いや、白球はミットに収まりかけてこぼれ落ちた。
命拾いをした広沢は打席を外して頭の中を整理する。
続いて投じられた127キロのカーブが甘く入る。無心でバットを振ると、打球はあっという間にセンターバックスクリーン脇に飛び込んだ。
先制のスリーランホームラン。手応えはバッチリだった。
四番のひと振りにレフトスタンドのボルテージがマックスになる。一塁側ブルペンでは早くも工藤公康、石井丈裕が肩を作っている。森は総力戦を覚悟していた。
五番のジャック・ハウエルにフォアボールを与えたものの、渡辺は続く池山、秦真司を連続三振で切り抜け、何とか初回を3失点で終えた。
ここまでの六戦はすべて先制点を取ったチームが勝利している。

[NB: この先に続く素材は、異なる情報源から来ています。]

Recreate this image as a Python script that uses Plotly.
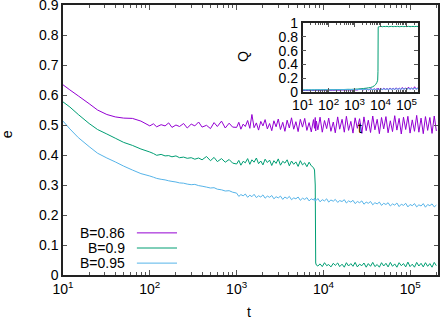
import plotly.graph_objects as go

# time grid of the main panel (t)
t_early = [10, 12, 15, 20, 25, 32, 40, 50, 63, 79]
t_mid = [100, 110, 120, 135, 150, 165, 180, 200, 220, 245, 270, 300, 330, 365,
         400, 450, 500, 550, 600, 670, 740, 820, 900]
t_late = [1000, 1060, 1120, 1190, 1260, 1340, 1420, 1500, 1590, 1690,
          1790, 1900, 2010, 2130, 2260, 2400, 2540, 2690, 2850, 3020,
          3200, 3400, 3600, 3820, 4050, 4290, 4550, 4820, 5110, 5420,
          5740, 6090, 6450, 6840, 7250, 7680, 7900, 8050, 8150, 8300,
          8630, 9150, 9700, 10300, 10900, 11500, 12200, 13000, 13700, 14600,
          15400, 16400, 17400, 18400, 19500, 20700, 21900, 23200, 24600, 26100,
          27700, 29300, 31100, 32900, 34900, 37000, 39200, 41600, 44100, 46700,
          49500, 52500, 55600, 59000, 62500, 66300, 70200, 74500, 78900, 83700,
          88700, 94000, 99600, 105600, 112000, 118700, 125800, 133300, 141300, 149800,
          158800, 168300, 178400, 189100, 200000]
t = t_early + t_mid + t_late

# e(t) for B=0.86
e_086 = [0.634, 0.617, 0.597, 0.571, 0.55, 0.535, 0.527, 0.523, 0.522, 0.513,
         0.497, 0.504, 0.494, 0.501, 0.497, 0.507, 0.492, 0.5, 0.495, 0.505,
         0.49, 0.503, 0.497, 0.51, 0.493, 0.499, 0.488, 0.508, 0.495, 0.513,
         0.49, 0.506, 0.493,
         0.492, 0.509, 0.486, 0.503, 0.495, 0.515, 0.489, 0.535, 0.491, 0.507,
         0.483, 0.512, 0.497, 0.518, 0.487, 0.505, 0.481, 0.514, 0.494, 0.52,
         0.485, 0.509, 0.479, 0.516, 0.49, 0.524, 0.486, 0.511, 0.478, 0.519,
         0.493, 0.522, 0.482, 0.508, 0.477, 0.518, 0.489, 0.525, 0.48, 0.513,
         0.484, 0.526, 0.476, 0.515, 0.488, 0.523, 0.479, 0.51, 0.474, 0.527,
         0.486, 0.519, 0.476, 0.529, 0.482, 0.512, 0.473, 0.524, 0.489, 0.521,
         0.472, 0.527, 0.481, 0.516, 0.475, 0.53, 0.484, 0.519, 0.471, 0.525,
         0.487, 0.528, 0.474, 0.514, 0.478, 0.531, 0.483, 0.522, 0.47, 0.526,
         0.485, 0.529, 0.473, 0.517, 0.479, 0.532, 0.476, 0.523, 0.471, 0.528,
         0.482, 0.525, 0.472, 0.53, 0.48]

# e(t) for B=0.9
e_09 = [0.577, 0.56, 0.535, 0.505, 0.485, 0.47, 0.456, 0.442, 0.432, 0.42,
        0.41, 0.405, 0.399, 0.402, 0.397, 0.398, 0.394, 0.397, 0.391, 0.393,
        0.389, 0.391, 0.386, 0.39, 0.384, 0.395, 0.381, 0.392, 0.378, 0.388,
        0.376, 0.385, 0.373,
        0.37, 0.382, 0.366, 0.379, 0.374, 0.388, 0.369, 0.384, 0.376, 0.39,
        0.371, 0.38, 0.367, 0.386, 0.375, 0.383, 0.365, 0.381, 0.372, 0.387,
        0.366, 0.379, 0.373, 0.384, 0.364, 0.38, 0.369, 0.377, 0.362, 0.381,
        0.367, 0.374, 0.361, 0.376, 0.364, 0.358, 0.35, 0.30, 0.04, 0.033,
        0.03, 0.037, 0.028, 0.041, 0.031, 0.035, 0.027, 0.039, 0.032, 0.04,
        0.028, 0.036, 0.026, 0.041, 0.03, 0.038, 0.029, 0.042, 0.027, 0.036,
        0.031, 0.04, 0.026, 0.038, 0.029, 0.042, 0.028, 0.035, 0.026, 0.041,
        0.03, 0.039, 0.027, 0.042, 0.029, 0.037, 0.026, 0.041, 0.031, 0.038,
        0.027, 0.043, 0.028, 0.036, 0.026, 0.042, 0.03, 0.039, 0.027, 0.041,
        0.029, 0.038, 0.026, 0.042, 0.031]

# e(t) for B=0.95
e_095 = [0.513, 0.487, 0.458, 0.428, 0.406, 0.39, 0.377, 0.363, 0.35, 0.338,
         0.33, 0.326, 0.322, 0.319, 0.317, 0.314, 0.312, 0.31, 0.307, 0.306,
         0.303, 0.301, 0.302, 0.298, 0.296, 0.293, 0.29, 0.291, 0.286, 0.284,
         0.28, 0.281, 0.276,
         0.273, 0.262, 0.268, 0.264, 0.27, 0.259, 0.266, 0.261, 0.269, 0.258, 0.264, 0.26,
         0.267, 0.256, 0.263, 0.259, 0.265, 0.254, 0.261, 0.257, 0.263, 0.252, 0.26, 0.255,
         0.262, 0.251, 0.257, 0.254, 0.26, 0.249, 0.256, 0.252, 0.258, 0.247, 0.254, 0.25,
         0.256, 0.246, 0.252, 0.249, 0.255, 0.244, 0.251, 0.247, 0.254, 0.243, 0.25, 0.246,
         0.252, 0.242, 0.248, 0.245, 0.251, 0.24, 0.247, 0.243, 0.249, 0.238, 0.245, 0.241,
         0.247, 0.236, 0.243, 0.239, 0.245, 0.234, 0.241, 0.237, 0.243, 0.232, 0.239, 0.235,
         0.241, 0.23, 0.237, 0.233, 0.24, 0.228, 0.236, 0.232, 0.239, 0.227, 0.235, 0.231,
         0.238, 0.227, 0.234, 0.23, 0.238, 0.226, 0.235, 0.231, 0.237, 0.227, 0.233]

# inset: Q(t) on its own coarser grid
tq = [10, 13, 17, 22, 29, 38, 50, 65, 85, 110,
      145, 190, 250, 330, 430, 560, 740, 970, 1270, 1660,
      2180, 2850, 3500, 4200, 5000, 5800, 6600, 7300, 7800, 8000,
      8150, 8300, 9000, 10300, 11800, 13500, 15500, 17800, 20400, 23400,
      26800, 30700, 35200, 40300, 46200, 52900, 60600, 69400, 79500, 91100,
      104000, 120000, 137000, 157000, 180000, 206000, 236000, 290000]

q_086 = [0.02, 0.021, 0.02, 0.022, 0.021, 0.023, 0.022, 0.024, 0.023, 0.025,
         0.024, 0.026, 0.025, 0.028, 0.026, 0.03, 0.027, 0.031,
         0.028, 0.042, 0.03, 0.045, 0.029, 0.048, 0.031, 0.046, 0.03, 0.05,
         0.032, 0.047, 0.031, 0.052, 0.033, 0.049, 0.032, 0.055, 0.034, 0.05,
         0.033, 0.058, 0.035, 0.053, 0.034, 0.06, 0.036, 0.055, 0.035, 0.065,
         0.037, 0.058, 0.036, 0.07, 0.038, 0.06, 0.037, 0.075, 0.04, 0.065]

q_09 = [0.03, 0.03, 0.031, 0.03, 0.031, 0.032, 0.031, 0.032, 0.033, 0.032,
        0.034, 0.033, 0.035, 0.034, 0.036, 0.038, 0.037, 0.04,
        0.042, 0.045, 0.05, 0.055, 0.06, 0.065, 0.075, 0.09, 0.11, 0.14,
        0.17, 0.3, 0.93, 0.945,
        0.948, 0.952, 0.947, 0.951, 0.949, 0.953, 0.947, 0.95, 0.952, 0.948,
        0.951, 0.949, 0.953, 0.947, 0.95, 0.952, 0.948, 0.951, 0.949, 0.952,
        0.948, 0.95, 0.951, 0.949, 0.952, 0.95]

q_095 = [0.03, 0.03, 0.031, 0.03, 0.031, 0.031, 0.032, 0.031, 0.032, 0.032,
         0.033, 0.032, 0.033, 0.033, 0.034, 0.033, 0.034, 0.035,
         0.034, 0.037, 0.035, 0.038, 0.035, 0.039, 0.036, 0.039, 0.036, 0.04,
         0.037, 0.041, 0.037, 0.041, 0.038, 0.042, 0.038, 0.043, 0.039, 0.043,
         0.039, 0.044, 0.04, 0.045, 0.04, 0.045, 0.041, 0.046, 0.041, 0.047,
         0.042, 0.047, 0.042, 0.048, 0.043, 0.048, 0.043, 0.049, 0.044, 0.05]

labels = ['B=0.86', 'B=0.9', 'B=0.95']
colors = ['#9400d3', '#009e73', '#56b4e9']

# tick labels
e_ticks = [0, 0.1, 0.2, 0.3, 0.4, 0.5, 0.6, 0.7, 0.8, 0.9]
e_ticktext = ['0', '0.1', '0.2', '0.3', '0.4', '0.5', '0.6', '0.7', '0.8', '0.9']
q_ticks = [0, 0.2, 0.4, 0.6, 0.8, 1]
q_ticktext = ['0', '0.2', '0.4', '0.6', '0.8', '1']
decades = [10, 100, 1000, 10000, 100000]
dec_text = ['10<sup>%d</sup>' % k for k in range(1, 6)]
minor_vals = [m * d for d in [1, 10, 100, 1000, 10000, 100000] for m in range(2, 10)]

FONT = 'Liberation Sans, Arial, sans-serif'

fig = go.Figure()

for e, c in zip([e_086, e_09, e_095], colors):
    fig.add_trace(go.Scatter(x=t, y=e, mode='lines',
                             line=dict(color=c, width=1, simplify=False),
                             showlegend=False, hoverinfo='skip', xaxis='x', yaxis='y'))

for q, c in zip([q_086, q_09, q_095], colors):
    fig.add_trace(go.Scatter(x=tq, y=q, mode='lines',
                             line=dict(color=c, width=1, simplify=False),
                             showlegend=False, hoverinfo='skip', xaxis='x2', yaxis='y2'))

axis_common = dict(showline=True, linecolor='#222', linewidth=1.5, mirror='ticks',
                   ticks='inside', tickcolor='#555', showgrid=False, zeroline=False,
                   automargin=False, ticklabeloverflow='allow',
                   tickfont=dict(family=FONT, size=14, color='black'))

fig.update_layout(
    width=440, height=322,
    margin=dict(l=63, r=2, t=5, b=47, autoexpand=False),
    paper_bgcolor='white', plot_bgcolor='white',
    font=dict(family=FONT, size=14, color='black'),
    xaxis=dict(type='log', range=[1, 5.32], domain=[0, 1],
               tickmode='array', tickvals=decades, ticktext=dec_text, ticklen=5,
               minor=dict(tickmode='array', tickvals=minor_vals, ticks='inside',
                          ticklen=3, tickcolor='#555', showgrid=False),
               **axis_common),
    yaxis=dict(range=[0, 0.9], tickmode='array', tickvals=e_ticks, ticktext=e_ticktext,
               ticklen=4, domain=[0, 1], **axis_common),
    xaxis2=dict(type='log', range=[1, 5.45], domain=[0.639, 0.947], anchor='y2',
                tickmode='array', tickvals=decades, ticktext=dec_text, ticklen=4,
                minor=dict(tickmode='array', tickvals=minor_vals, ticks='inside',
                           ticklen=2, tickcolor='#555', showgrid=False),
                **axis_common),
    yaxis2=dict(range=[0, 1], tickmode='array', tickvals=q_ticks, ticktext=q_ticktext,
                ticklen=4, domain=[0.678, 0.933], anchor='x2', **axis_common),
)

# axis titles (pinned by their centres)
titles = [('e', -0.15, 0.52, -90), ('t', 0.496, -0.137, 0),
          ('Q', 0.48, 0.807, -90), ('t', 0.792, 0.544, 0)]
for txt, ax, ay, ang in titles:
    fig.add_annotation(text=txt, x=ax, y=ay, xref='paper', yref='paper',
                       xanchor='center', yanchor='middle', showarrow=False,
                       textangle=ang, font=dict(size=14))

# key in the lower left corner: label on the left, line sample on the right
key_y = [0.156, 0.1, 0.044]
for lab, c, ky in zip(labels, colors, key_y):
    fig.add_annotation(text=lab, x=0.171, y=ky, xref='paper', yref='paper',
                       xanchor='right', yanchor='middle', showarrow=False,
                       font=dict(size=14))
    fig.add_shape(type='line', x0=0.197, x1=0.304, y0=ky, y1=ky,
                  xref='paper', yref='paper', line=dict(color=c, width=1))

# drop the default page margin so the figure sits at the window's corner
fig.write_html("out.html", config={'displayModeBar': False},
               post_script="document.body.style.margin='0';")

悲願の日本一奪取に向けて、川崎に大きな3点がもたらされた─。
初回の援護点で緊張がぶり返した川崎憲次郎
「初回に援護点をもらうと、ピッチャーというのは“先制点を守らなきゃ”という心理が働くので、意外とプレッシャーが大きいんです。むしろ、第四戦のように両チーム得点が入らない方が、いい意味での緊張が続いて、いいピッチングができるものなんですね。最初からゲームが動いてしまうと、どうしても守りの意識になってしまう。味方が打った瞬間はものすごく嬉しいんですけど、その後はプレッシャーが大きいんです」
本人が振り返るように、野村の言葉で一度は極度の緊張感から解放されていた川崎は、広沢の援護点によって、立ち上がりには再び緊張状態にあった。